● **DESCRIPTION OF THE TASK**
Print word for word the first line of the listing below and every line after it, through the line with "y_ticks = [0, 5, 10, 15, 20, 25, 30, 35, 40]". Leave out the pictures and the rest.

● **DATA SHOWN**
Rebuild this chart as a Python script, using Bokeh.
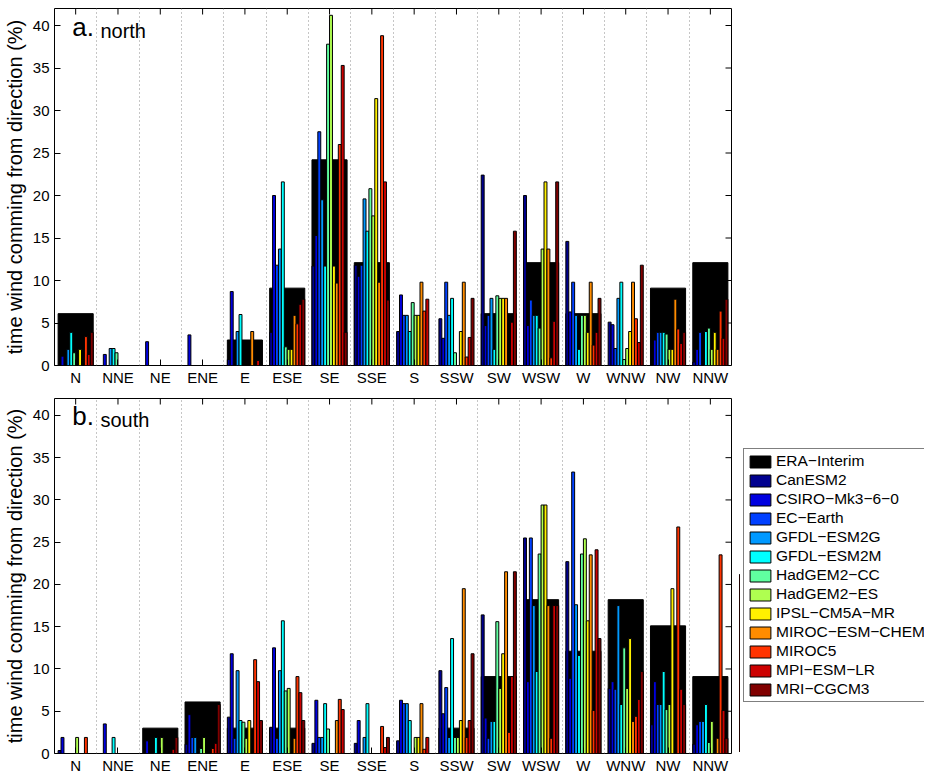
from bokeh.plotting import figure
from bokeh.models import (ColumnDataSource, FixedTicker, Range1d,
                          Legend, LegendItem, Label)
from bokeh.layouts import column, row
from bokeh.embed import file_html
from bokeh.resources import INLINE

# ---------------- data ----------------
directions = ["N", "NNE", "NE", "ENE", "E", "ESE", "SE", "SSE",
              "S", "SSW", "SW", "WSW", "W", "WNW", "NW", "NNW"]
models = ["CanESM2", "CSIRO−Mk3−6−0", "EC−Earth", "GFDL−ESM2G", "GFDL−ESM2M",
          "HadGEM2−CC", "HadGEM2−ES", "IPSL−CM5A−MR", "MIROC−ESM−CHEM",
          "MIROC5", "MPI−ESM−LR", "MRI−CGCM3"]
reference_name = "ERA−Interim"
model_colors = ["#00008F", "#0000DF", "#0040FF", "#0099FF", "#00FFFF",
                "#60FFA0", "#AFFF50", "#FFF000", "#FF8C00", "#FF3300",
                "#CC0000", "#800000"]
y_ticks = [0, 5, 10, 15, 20, 25, 30, 35, 40]

# panel a: north
era_north = [6.1, 0, 0, 0, 3.0, 9.1, 24.2, 12.1, 0, 0, 6.1, 12.1, 6.1, 0, 9.1, 12.1]
canesm2_north = [0, 0, 0, 0, 0.7, 3.9, 11.7, 11.8, 4.0, 5.5, 22.4, 20.0, 14.6, 5.1, 0, 0.4]
csiro_north = [1.1, 1.3, 2.8, 3.6, 8.7, 20.0, 15.3, 10.5, 8.3, 3.2, 4.7, 4.7, 6.3, 4.8, 3.0, 1.9]
ecearth_north = [0, 0, 0, 0, 0, 11.8, 27.5, 11.8, 5.9, 9.8, 5.9, 7.7, 9.8, 2.0, 3.9, 3.9]
gfdl2g_north = [1.9, 2.0, 0, 0, 4.0, 13.7, 19.5, 19.6, 5.9, 5.9, 7.9, 5.9, 5.9, 7.9, 3.9, 0]
gfdl2m_north = [3.9, 2.0, 0, 0, 6.0, 21.6, 11.7, 15.8, 4.0, 7.9, 1.9, 5.9, 1.9, 9.8, 3.9, 4.0]
hadcc_north = [1.5, 1.5, 0, 0, 0, 2.2, 37.8, 20.8, 7.4, 1.5, 8.2, 4.4, 5.9, 0.7, 3.7, 4.4]
hades_north = [0, 0, 0, 0, 0, 1.9, 41.2, 17.6, 5.9, 0, 7.9, 13.7, 5.9, 2.0, 1.9, 1.9]
ipsl_north = [1.9, 0, 0, 0, 0, 1.9, 11.7, 31.4, 5.9, 4.0, 7.9, 21.6, 3.9, 4.0, 1.9, 3.9]
mirocchem_north = [0, 0, 0, 0, 4.0, 5.9, 9.7, 9.8, 9.8, 9.8, 7.9, 13.7, 9.8, 9.8, 7.8, 1.9]
miroc5_north = [3.4, 0, 0, 0, 0, 4.9, 26.0, 38.8, 6.4, 1.0, 0, 0.9, 2.4, 5.5, 4.3, 6.4]
mpi_north = [1.3, 0, 0, 0, 0.6, 7.2, 35.3, 21.6, 7.8, 3.3, 5.1, 5.2, 3.9, 2.7, 2.6, 3.2]
mri_north = [3.9, 0, 0, 0, 0, 7.8, 3.9, 7.7, 0, 7.9, 15.8, 21.6, 7.9, 11.8, 3.9, 7.8]

# panel b: south
era_south = [0, 0, 3.0, 6.1, 3.0, 3.0, 0, 0, 0, 3.0, 9.1, 18.2, 12.1, 18.2, 15.1, 9.1]
canesm2_south = [0.35, 0, 0, 1.1, 4.3, 3.1, 1.2, 1.2, 1.5, 9.8, 16.4, 25.5, 22.7, 7.7, 3.4, 1.1]
csiro_south = [1.9, 3.5, 1.5, 4.6, 11.8, 12.5, 6.3, 3.9, 6.3, 4.7, 4.2, 8.5, 8.9, 8.5, 8.5, 3.4]
ecearth_south = [0, 0, 0, 1.9, 1.8, 1.8, 1.9, 0, 5.9, 7.8, 1.8, 25.5, 33.3, 7.6, 5.8, 3.8]
gfdl2g_south = [0, 0, 0, 1.9, 9.8, 9.8, 1.9, 1.9, 5.9, 1.9, 3.8, 17.5, 17.6, 17.5, 5.8, 3.8]
gfdl2m_south = [0, 1.9, 1.9, 0, 3.9, 15.7, 5.9, 5.9, 3.9, 13.6, 3.8, 9.7, 11.6, 5.8, 9.7, 5.8]
hadcc_south = [0, 0, 0, 0.6, 3.7, 7.4, 2.9, 0, 0, 1.9, 15.6, 23.6, 23.6, 12.5, 5.2, 1.3]
hades_south = [1.9, 0, 1.9, 1.9, 1.8, 7.7, 0, 0, 1.9, 1.9, 7.7, 29.4, 25.4, 7.7, 5.8, 3.8]
ipsl_south = [0, 0, 0, 0, 3.9, 0, 0, 0, 1.9, 3.9, 11.8, 29.4, 15.7, 13.6, 19.5, 0]
mirocchem_south = [0, 0, 0, 0, 0, 1.8, 3.9, 0, 5.9, 19.5, 21.5, 17.5, 23.5, 3.8, 0, 1.8]
miroc5_south = [1.9, 0, 0, 0.6, 11.1, 9.1, 6.4, 3.2, 0.5, 1.9, 2.5, 1.8, 5.1, 4.4, 26.8, 23.5]
mpi_south = [0, 0, 0.5, 1.2, 8.5, 7.2, 5.2, 0.7, 1.9, 3.9, 9.1, 17.5, 24.1, 6.4, 7.6, 5.1]
mri_south = [0, 0, 1.9, 5.8, 3.9, 3.9, 0, 1.9, 0, 11.8, 21.5, 17.5, 13.6, 9.7, 5.8, 1.8]

north_series = [canesm2_north, csiro_north, ecearth_north, gfdl2g_north, gfdl2m_north,
                hadcc_north, hades_north, ipsl_north, mirocchem_north, miroc5_north,
                mpi_north, mri_north]
south_series = [canesm2_south, csiro_south, ecearth_south, gfdl2g_south, gfdl2m_south,
                hadcc_south, hades_south, ipsl_south, mirocchem_south, miroc5_south,
                mpi_south, mri_south]

# ---------------- styling ----------------
FONT = "Liberation Sans"
GROUP_WIDTH = 0.83
SLOT = GROUP_WIDTH / len(models)
Y_LABEL = "time wind comming from direction (%)"
FRAME_W = 677
X_LO, X_HI = 0.5, 16.5
Y_LO, Y_HI = 0, 42
TICK_PX = 6
BAR_EDGE = 1.0


def style_axis(ax):
    ax.axis_line_color = None
    ax.major_tick_in = TICK_PX
    ax.major_tick_out = 0
    ax.minor_tick_in = 0
    ax.minor_tick_out = 0
    ax.major_tick_line_color = "black"
    ax.major_label_text_font = FONT
    ax.major_label_text_font_size = "15px"
    ax.major_label_text_color = "black"


def make_panel(letter, word, era, series, border_top, frame_h, border_bottom):
    cats = list(range(1, len(directions) + 1))
    p = figure(frame_width=FRAME_W, frame_height=frame_h,
               min_border_left=50, min_border_right=8,
               min_border_top=border_top, min_border_bottom=border_bottom,
               x_range=Range1d(X_LO, X_HI), y_range=Range1d(Y_LO, Y_HI),
               output_backend="svg", toolbar_location=None)
    p.background_fill_color = "white"
    p.border_fill_color = "white"
    p.outline_line_color = "black"
    p.outline_line_width = 1
    p.outline_line_alpha = 1

    # dotted separators between direction groups
    p.ygrid.visible = False
    p.xgrid.ticker = FixedTicker(ticks=[c + 0.5 for c in cats[:-1]])
    p.xgrid.grid_line_color = "#8c8c8c"
    p.xgrid.grid_line_dash = "1 3"
    p.xgrid.grid_line_width = 1

    xa = p.xaxis[0]
    xa.ticker = FixedTicker(ticks=cats)
    xa.major_label_overrides = {c: d for c, d in zip(cats, directions)}
    style_axis(xa)
    xa.major_label_standoff = 3

    ya = p.yaxis[0]
    ya.ticker = FixedTicker(ticks=y_ticks)
    style_axis(ya)
    ya.major_label_standoff = 5
    ya.axis_label = Y_LABEL
    ya.axis_label_text_font = FONT
    ya.axis_label_text_font_size = "20px"
    ya.axis_label_text_font_style = "normal"
    ya.axis_label_text_color = "black"
    ya.axis_label_standoff = 4

    # box ticks on the top and right edges (inward, like the left/bottom ones)
    dy = TICK_PX * (Y_HI - Y_LO) / frame_h
    dx = TICK_PX * (X_HI - X_LO) / FRAME_W
    p.segment(x0=cats, y0=[Y_HI] * len(cats), x1=cats, y1=[Y_HI - dy] * len(cats),
              line_color="black", line_width=1)
    p.segment(x0=[X_HI] * len(y_ticks), y0=y_ticks, x1=[X_HI - dx] * len(y_ticks),
              y1=y_ticks, line_color="black", line_width=1)

    # ERA-Interim wide black bars
    era_src = ColumnDataSource(dict(x=cats, top=era))
    p.vbar(x="x", top="top", width=GROUP_WIDTH, bottom=0, source=era_src,
           fill_color="black", line_color="black", line_width=1)
    # model bars
    n = len(models)
    for i, (vals, col) in enumerate(zip(series, model_colors)):
        xs = [c + (i - (n - 1) / 2) * SLOT for c in cats]
        src = ColumnDataSource(dict(x=xs, top=vals))
        p.vbar(x="x", top="top", width=SLOT, bottom=0, source=src,
               fill_color=col, line_color="black", line_width=BAR_EDGE)

    # panel caption
    p.add_layout(Label(x=0.92, y=38.1, text=letter, text_font=FONT,
                       text_font_size="26px", text_color="black"))
    p.add_layout(Label(x=1.585, y=38.1, text=word, text_font=FONT,
                       text_font_size="20px", text_color="black"))
    return p


TOP_B, TOP_F, TOP_BB = 8, 357, 24
BOT_B, BOT_F, BOT_BB = 9, 355, 21
p_north = make_panel("a.", "north", era_north, north_series, TOP_B, TOP_F, TOP_BB)
p_south = make_panel("b.", "south", era_south, south_series, BOT_B, BOT_F, BOT_BB)

# legend panel (clipped at the window edge like the reference)
leg_h = BOT_B + BOT_F + BOT_BB
p_leg = figure(width=185, height=leg_h, min_border=0,
               x_range=Range1d(0, 1), y_range=Range1d(0, 1),
               x_axis_location=None, y_axis_location=None,
               output_backend="svg", toolbar_location=None)
p_leg.grid.visible = False
p_leg.outline_line_color = None
p_leg.background_fill_color = "white"
p_leg.border_fill_color = "white"
items = []
hidden_x, hidden_top = [-10], [0.5]   # off-range point so legend glyphs get drawn
r = p_leg.vbar(x=hidden_x, top=hidden_top, width=0.1, fill_color="black",
               line_color="black", line_width=1)
items.append(LegendItem(label=reference_name, renderers=[r]))
for name, col in zip(models, model_colors):
    r = p_leg.vbar(x=hidden_x, top=hidden_top, width=0.1, fill_color=col,
                   line_color="black", line_width=1)
    items.append(LegendItem(label=name, renderers=[r]))
leg = Legend(items=items, location=(4, 49))
leg.border_line_color = "black"
leg.border_line_width = 1
leg.background_fill_color = "white"
leg.background_fill_alpha = 1
leg.label_text_font = FONT
leg.label_text_font_size = "15.5px"
leg.label_text_color = "black"
leg.glyph_width = 26
leg.glyph_height = 15
leg.label_height = 15
leg.label_standoff = 3
leg.spacing = 1
leg.padding = 3
leg.margin = 0
p_leg.add_layout(leg, "center")

layout = column(p_north, row(p_south, p_leg))
open("out.html", "w").write(file_html(layout, INLINE))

● **EXPECTED OUTPUT**
Rebuild this chart as a Python script, using Bokeh.
from bokeh.plotting import figure
from bokeh.models import (ColumnDataSource, FixedTicker, Range1d,
                          Legend, LegendItem, Label)
from bokeh.layouts import column, row
from bokeh.embed import file_html
from bokeh.resources import INLINE

# ---------------- data ----------------
directions = ["N", "NNE", "NE", "ENE", "E", "ESE", "SE", "SSE",
              "S", "SSW", "SW", "WSW", "W", "WNW", "NW", "NNW"]
models = ["CanESM2", "CSIRO−Mk3−6−0", "EC−Earth", "GFDL−ESM2G", "GFDL−ESM2M",
          "HadGEM2−CC", "HadGEM2−ES", "IPSL−CM5A−MR", "MIROC−ESM−CHEM",
          "MIROC5", "MPI−ESM−LR", "MRI−CGCM3"]
reference_name = "ERA−Interim"
model_colors = ["#00008F", "#0000DF", "#0040FF", "#0099FF", "#00FFFF",
                "#60FFA0", "#AFFF50", "#FFF000", "#FF8C00", "#FF3300",
                "#CC0000", "#800000"]
y_ticks = [0, 5, 10, 15, 20, 25, 30, 35, 40]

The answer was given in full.